*What is being asked*
Search the listing for the string "with" and copy every line that contains it.

===== Listed records

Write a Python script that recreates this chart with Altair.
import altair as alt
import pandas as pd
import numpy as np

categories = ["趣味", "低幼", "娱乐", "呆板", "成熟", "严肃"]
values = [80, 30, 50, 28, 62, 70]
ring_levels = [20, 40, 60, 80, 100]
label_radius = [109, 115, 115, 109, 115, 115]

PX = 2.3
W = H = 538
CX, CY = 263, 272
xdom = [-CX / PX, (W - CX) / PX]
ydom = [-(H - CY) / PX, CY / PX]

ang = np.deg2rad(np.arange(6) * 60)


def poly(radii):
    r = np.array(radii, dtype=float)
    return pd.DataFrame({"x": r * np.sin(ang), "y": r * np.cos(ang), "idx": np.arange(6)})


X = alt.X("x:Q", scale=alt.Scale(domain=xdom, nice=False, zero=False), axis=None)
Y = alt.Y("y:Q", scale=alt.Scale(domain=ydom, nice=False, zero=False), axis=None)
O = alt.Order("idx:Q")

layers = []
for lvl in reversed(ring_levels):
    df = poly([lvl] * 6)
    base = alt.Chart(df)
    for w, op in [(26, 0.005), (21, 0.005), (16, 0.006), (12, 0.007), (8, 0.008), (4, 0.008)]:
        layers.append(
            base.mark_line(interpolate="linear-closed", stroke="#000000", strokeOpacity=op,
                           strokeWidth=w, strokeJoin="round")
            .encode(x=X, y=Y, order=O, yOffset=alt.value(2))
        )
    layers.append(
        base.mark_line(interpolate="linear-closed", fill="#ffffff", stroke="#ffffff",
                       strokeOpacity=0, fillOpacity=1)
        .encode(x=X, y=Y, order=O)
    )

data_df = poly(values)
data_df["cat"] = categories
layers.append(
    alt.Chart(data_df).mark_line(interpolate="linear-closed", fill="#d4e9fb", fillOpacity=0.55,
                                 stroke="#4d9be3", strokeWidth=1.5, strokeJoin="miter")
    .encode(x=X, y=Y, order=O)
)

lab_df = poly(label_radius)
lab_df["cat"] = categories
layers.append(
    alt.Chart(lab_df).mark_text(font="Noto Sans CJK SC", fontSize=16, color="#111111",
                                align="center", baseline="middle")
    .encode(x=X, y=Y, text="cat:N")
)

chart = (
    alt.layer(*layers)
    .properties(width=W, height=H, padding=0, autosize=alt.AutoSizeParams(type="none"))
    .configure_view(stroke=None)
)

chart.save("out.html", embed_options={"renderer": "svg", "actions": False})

==========
===== Listed records

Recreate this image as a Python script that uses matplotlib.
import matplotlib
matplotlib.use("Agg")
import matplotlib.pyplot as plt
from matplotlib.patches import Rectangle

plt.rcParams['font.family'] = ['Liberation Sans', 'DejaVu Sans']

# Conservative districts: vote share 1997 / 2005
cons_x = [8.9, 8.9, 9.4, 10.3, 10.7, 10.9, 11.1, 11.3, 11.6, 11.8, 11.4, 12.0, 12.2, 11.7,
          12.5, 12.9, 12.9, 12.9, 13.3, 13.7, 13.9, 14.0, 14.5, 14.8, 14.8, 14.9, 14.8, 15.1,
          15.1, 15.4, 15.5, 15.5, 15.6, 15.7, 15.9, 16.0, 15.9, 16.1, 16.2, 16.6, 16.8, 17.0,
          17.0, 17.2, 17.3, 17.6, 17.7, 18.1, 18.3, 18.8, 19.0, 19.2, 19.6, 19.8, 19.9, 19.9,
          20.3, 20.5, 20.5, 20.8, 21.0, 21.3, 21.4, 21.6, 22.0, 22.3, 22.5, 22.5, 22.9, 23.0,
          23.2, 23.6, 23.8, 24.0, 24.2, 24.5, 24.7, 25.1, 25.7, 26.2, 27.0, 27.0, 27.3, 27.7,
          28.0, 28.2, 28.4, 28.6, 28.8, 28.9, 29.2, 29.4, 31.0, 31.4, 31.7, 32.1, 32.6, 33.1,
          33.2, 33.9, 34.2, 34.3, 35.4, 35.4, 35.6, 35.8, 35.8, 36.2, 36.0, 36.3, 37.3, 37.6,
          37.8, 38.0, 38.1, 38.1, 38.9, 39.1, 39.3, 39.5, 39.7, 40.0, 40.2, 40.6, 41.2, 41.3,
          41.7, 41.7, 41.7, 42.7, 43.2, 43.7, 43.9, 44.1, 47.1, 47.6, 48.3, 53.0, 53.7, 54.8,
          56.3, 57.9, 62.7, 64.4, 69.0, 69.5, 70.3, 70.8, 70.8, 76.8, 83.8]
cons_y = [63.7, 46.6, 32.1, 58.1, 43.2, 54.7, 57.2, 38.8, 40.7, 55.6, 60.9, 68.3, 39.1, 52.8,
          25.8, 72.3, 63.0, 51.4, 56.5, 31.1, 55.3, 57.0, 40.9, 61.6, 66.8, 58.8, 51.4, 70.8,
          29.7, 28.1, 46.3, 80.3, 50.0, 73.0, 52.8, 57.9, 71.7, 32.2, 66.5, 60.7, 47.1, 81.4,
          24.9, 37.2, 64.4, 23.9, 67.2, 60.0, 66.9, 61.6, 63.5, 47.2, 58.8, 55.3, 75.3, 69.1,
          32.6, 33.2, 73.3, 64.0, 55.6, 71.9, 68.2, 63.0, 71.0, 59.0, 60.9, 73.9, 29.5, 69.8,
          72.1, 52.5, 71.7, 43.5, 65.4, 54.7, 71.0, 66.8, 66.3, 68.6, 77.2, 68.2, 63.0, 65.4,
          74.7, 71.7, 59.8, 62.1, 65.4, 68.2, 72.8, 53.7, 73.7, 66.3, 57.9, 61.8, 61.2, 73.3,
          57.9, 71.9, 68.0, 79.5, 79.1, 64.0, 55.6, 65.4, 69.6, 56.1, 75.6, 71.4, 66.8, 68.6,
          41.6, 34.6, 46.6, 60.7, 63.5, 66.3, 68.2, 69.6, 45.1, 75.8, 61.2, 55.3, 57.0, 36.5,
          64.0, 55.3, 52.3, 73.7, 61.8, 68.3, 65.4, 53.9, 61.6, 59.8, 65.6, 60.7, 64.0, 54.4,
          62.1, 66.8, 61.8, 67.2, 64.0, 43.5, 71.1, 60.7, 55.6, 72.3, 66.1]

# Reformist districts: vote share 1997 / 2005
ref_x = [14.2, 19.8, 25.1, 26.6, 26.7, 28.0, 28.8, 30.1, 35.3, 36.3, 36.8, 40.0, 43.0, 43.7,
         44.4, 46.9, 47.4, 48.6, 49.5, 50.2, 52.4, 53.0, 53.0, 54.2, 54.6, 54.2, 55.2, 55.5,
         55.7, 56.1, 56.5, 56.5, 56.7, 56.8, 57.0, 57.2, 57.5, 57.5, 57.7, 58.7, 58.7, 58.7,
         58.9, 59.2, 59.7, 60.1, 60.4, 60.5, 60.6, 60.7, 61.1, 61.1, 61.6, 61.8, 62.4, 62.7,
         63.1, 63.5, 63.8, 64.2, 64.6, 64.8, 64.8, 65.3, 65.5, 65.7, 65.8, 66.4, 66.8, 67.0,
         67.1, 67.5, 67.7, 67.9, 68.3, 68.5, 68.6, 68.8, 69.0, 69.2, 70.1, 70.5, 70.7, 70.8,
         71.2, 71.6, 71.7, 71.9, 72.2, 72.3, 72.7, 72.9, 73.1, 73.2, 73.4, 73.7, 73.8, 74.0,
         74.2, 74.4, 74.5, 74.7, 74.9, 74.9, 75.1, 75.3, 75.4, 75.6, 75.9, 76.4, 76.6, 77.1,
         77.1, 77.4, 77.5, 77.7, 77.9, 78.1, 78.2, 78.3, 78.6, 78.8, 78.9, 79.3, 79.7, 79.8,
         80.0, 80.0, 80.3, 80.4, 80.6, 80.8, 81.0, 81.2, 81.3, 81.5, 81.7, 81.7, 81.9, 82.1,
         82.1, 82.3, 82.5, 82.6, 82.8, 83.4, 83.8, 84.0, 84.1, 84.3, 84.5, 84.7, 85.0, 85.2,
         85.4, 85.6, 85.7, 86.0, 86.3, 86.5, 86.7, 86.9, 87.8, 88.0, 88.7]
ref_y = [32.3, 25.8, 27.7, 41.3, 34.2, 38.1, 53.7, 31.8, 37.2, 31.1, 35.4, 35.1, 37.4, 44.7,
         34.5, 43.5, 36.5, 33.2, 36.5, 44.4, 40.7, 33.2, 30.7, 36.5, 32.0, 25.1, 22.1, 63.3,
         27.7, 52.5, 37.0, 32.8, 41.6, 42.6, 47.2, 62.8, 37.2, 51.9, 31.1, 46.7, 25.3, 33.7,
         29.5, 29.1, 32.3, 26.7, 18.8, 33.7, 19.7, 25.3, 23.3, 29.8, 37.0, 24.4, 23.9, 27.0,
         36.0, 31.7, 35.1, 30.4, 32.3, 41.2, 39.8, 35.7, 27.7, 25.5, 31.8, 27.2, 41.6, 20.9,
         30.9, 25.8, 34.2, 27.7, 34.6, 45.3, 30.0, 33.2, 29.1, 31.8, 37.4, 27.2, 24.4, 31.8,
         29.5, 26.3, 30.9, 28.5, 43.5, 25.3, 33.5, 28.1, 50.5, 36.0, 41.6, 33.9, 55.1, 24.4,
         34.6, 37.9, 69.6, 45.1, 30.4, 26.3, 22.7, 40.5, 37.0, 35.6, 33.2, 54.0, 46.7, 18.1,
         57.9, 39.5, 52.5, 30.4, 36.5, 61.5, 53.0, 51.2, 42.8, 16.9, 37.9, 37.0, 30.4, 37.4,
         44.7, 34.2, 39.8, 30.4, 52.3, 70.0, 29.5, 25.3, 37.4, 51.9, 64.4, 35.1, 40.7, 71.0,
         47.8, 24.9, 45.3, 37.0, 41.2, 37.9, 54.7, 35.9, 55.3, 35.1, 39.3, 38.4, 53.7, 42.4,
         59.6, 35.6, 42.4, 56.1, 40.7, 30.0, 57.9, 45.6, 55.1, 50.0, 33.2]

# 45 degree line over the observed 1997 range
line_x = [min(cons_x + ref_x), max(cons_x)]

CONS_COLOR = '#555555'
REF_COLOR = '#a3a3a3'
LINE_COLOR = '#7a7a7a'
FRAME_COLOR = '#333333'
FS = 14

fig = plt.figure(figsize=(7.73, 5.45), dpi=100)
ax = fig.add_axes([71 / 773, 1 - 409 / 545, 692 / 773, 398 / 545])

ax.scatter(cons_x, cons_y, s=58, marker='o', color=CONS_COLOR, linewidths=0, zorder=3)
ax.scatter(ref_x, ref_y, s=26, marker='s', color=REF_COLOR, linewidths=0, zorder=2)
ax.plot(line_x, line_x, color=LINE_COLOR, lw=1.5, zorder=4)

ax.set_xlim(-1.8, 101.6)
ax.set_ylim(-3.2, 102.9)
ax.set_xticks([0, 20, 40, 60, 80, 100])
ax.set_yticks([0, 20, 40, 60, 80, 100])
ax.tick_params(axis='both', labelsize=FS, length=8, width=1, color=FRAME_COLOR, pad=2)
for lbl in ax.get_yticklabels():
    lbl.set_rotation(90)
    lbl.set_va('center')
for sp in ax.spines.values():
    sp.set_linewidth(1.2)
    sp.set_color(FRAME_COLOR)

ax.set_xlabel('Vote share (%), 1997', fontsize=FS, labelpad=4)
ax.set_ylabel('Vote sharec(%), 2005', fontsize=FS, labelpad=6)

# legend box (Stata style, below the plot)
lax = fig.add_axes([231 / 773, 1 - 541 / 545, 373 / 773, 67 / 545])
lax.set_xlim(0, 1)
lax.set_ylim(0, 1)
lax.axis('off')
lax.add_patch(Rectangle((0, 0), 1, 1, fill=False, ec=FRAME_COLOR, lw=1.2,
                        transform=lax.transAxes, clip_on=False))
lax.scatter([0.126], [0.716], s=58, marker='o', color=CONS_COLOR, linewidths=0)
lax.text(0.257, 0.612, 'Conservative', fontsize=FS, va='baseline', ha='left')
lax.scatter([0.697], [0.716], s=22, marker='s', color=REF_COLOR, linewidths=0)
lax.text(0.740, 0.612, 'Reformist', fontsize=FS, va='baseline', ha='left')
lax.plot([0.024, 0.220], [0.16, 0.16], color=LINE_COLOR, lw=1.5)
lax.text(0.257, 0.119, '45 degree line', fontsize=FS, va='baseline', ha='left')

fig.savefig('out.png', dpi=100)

==========
===== Listed records

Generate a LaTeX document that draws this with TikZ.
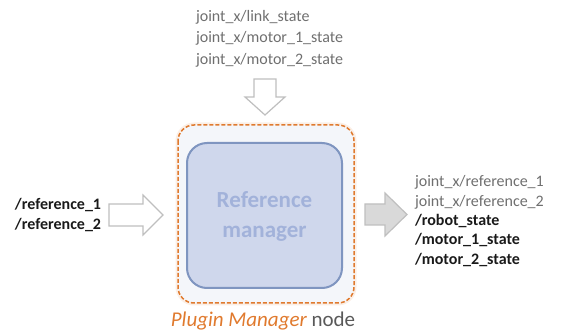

==========

*Complete output*
Write a Python script that recreates this chart with Altair.
Generate a LaTeX document that draws this with TikZ.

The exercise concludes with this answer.